• [What is required]: Retype each line exactly. Skip images.

• [Supplied data]:
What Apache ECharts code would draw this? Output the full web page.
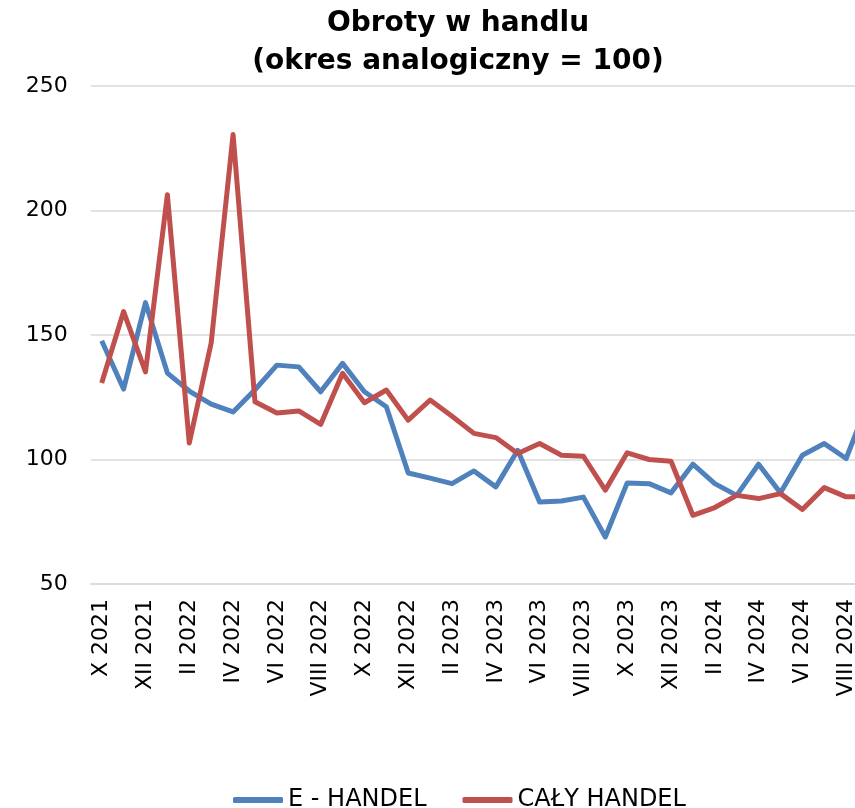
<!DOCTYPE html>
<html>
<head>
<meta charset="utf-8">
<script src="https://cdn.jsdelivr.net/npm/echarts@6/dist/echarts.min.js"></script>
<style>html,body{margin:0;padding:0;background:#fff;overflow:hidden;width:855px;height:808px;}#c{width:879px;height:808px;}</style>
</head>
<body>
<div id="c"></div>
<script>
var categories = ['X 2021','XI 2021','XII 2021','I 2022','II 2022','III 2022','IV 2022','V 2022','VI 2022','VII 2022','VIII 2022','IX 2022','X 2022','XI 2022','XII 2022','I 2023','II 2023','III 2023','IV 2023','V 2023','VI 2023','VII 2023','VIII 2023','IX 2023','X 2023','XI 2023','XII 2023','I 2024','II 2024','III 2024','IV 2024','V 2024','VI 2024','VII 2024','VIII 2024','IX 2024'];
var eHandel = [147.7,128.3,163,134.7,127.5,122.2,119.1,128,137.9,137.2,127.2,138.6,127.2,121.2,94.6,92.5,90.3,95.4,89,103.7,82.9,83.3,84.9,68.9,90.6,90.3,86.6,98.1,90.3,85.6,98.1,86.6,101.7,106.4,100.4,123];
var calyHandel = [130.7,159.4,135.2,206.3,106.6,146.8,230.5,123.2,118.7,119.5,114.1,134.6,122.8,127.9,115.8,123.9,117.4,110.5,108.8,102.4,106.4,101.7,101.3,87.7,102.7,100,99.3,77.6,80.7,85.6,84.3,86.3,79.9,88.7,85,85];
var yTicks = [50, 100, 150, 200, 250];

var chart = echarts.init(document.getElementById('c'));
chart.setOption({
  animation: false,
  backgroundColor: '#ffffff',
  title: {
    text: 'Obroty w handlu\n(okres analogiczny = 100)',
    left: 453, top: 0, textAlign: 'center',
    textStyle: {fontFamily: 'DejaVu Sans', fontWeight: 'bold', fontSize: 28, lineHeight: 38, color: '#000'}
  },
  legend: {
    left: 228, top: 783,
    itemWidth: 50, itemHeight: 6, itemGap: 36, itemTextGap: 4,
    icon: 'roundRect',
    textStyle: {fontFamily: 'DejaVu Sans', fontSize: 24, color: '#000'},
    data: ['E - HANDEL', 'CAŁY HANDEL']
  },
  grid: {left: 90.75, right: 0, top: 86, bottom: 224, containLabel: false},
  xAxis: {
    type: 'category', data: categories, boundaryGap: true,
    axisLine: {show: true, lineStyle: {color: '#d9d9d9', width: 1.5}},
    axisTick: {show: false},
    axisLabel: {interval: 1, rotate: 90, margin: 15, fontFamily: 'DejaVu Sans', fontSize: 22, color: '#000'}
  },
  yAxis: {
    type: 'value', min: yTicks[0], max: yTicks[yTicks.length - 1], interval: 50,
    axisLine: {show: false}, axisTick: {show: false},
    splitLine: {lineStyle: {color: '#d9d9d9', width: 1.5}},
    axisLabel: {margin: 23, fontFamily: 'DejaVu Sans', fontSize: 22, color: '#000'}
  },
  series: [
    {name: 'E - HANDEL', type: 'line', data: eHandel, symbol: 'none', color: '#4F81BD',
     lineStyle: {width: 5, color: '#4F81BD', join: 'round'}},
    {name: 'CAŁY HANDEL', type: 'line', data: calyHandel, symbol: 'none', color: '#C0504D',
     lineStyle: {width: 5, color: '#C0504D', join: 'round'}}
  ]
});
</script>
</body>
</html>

• [Task result]:
What Apache ECharts code would draw this? Output the full web page.
<!DOCTYPE html>
<html>
<head>
<meta charset="utf-8">
<script src="https://cdn.jsdelivr.net/npm/echarts@6/dist/echarts.min.js"></script>
<style>html,body{margin:0;padding:0;background:#fff;overflow:hidden;width:855px;height:808px;}#c{width:879px;height:808px;}</style>
</head>
<body>
<div id="c"></div>
<script>
var categories = ['X 2021','XI 2021','XII 2021','I 2022','II 2022','III 2022','IV 2022','V 2022','VI 2022','VII 2022','VIII 2022','IX 2022','X 2022','XI 2022','XII 2022','I 2023','II 2023','III 2023','IV 2023','V 2023','VI 2023','VII 2023','VIII 2023','IX 2023','X 2023','XI 2023','XII 2023','I 2024','II 2024','III 2024','IV 2024','V 2024','VI 2024','VII 2024','VIII 2024','IX 2024'];
var eHandel = [147.7,128.3,163,134.7,127.5,122.2,119.1,128,137.9,137.2,127.2,138.6,127.2,121.2,94.6,92.5,90.3,95.4,89,103.7,82.9,83.3,84.9,68.9,90.6,90.3,86.6,98.1,90.3,85.6,98.1,86.6,101.7,106.4,100.4,123];
var calyHandel = [130.7,159.4,135.2,206.3,106.6,146.8,230.5,123.2,118.7,119.5,114.1,134.6,122.8,127.9,115.8,123.9,117.4,110.5,108.8,102.4,106.4,101.7,101.3,87.7,102.7,100,99.3,77.6,80.7,85.6,84.3,86.3,79.9,88.7,85,85];
var yTicks = [50, 100, 150, 200, 250];

var chart = echarts.init(document.getElementById('c'));
chart.setOption({
  animation: false,
  backgroundColor: '#ffffff',
  title: {
    text: 'Obroty w handlu\n(okres analogiczny = 100)',
    left: 453, top: 0, textAlign: 'center',
    textStyle: {fontFamily: 'DejaVu Sans', fontWeight: 'bold', fontSize: 28, lineHeight: 38, color: '#000'}
  },
  legend: {
    left: 228, top: 783,
    itemWidth: 50, itemHeight: 6, itemGap: 36, itemTextGap: 4,
    icon: 'roundRect',
    textStyle: {fontFamily: 'DejaVu Sans', fontSize: 24, color: '#000'},
    data: ['E - HANDEL', 'CAŁY HANDEL']
  },
  grid: {left: 90.75, right: 0, top: 86, bottom: 224, containLabel: false},
  xAxis: {
    type: 'category', data: categories, boundaryGap: true,
    axisLine: {show: true, lineStyle: {color: '#d9d9d9', width: 1.5}},
    axisTick: {show: false},
    axisLabel: {interval: 1, rotate: 90, margin: 15, fontFamily: 'DejaVu Sans', fontSize: 22, color: '#000'}
  },
  yAxis: {
    type: 'value', min: yTicks[0], max: yTicks[yTicks.length - 1], interval: 50,
    axisLine: {show: false}, axisTick: {show: false},
    splitLine: {lineStyle: {color: '#d9d9d9', width: 1.5}},
    axisLabel: {margin: 23, fontFamily: 'DejaVu Sans', fontSize: 22, color: '#000'}
  },
  series: [
    {name: 'E - HANDEL', type: 'line', data: eHandel, symbol: 'none', color: '#4F81BD',
     lineStyle: {width: 5, color: '#4F81BD', join: 'round'}},
    {name: 'CAŁY HANDEL', type: 'line', data: calyHandel, symbol: 'none', color: '#C0504D',
     lineStyle: {width: 5, color: '#C0504D', join: 'round'}}
  ]
});
</script>
</body>
</html>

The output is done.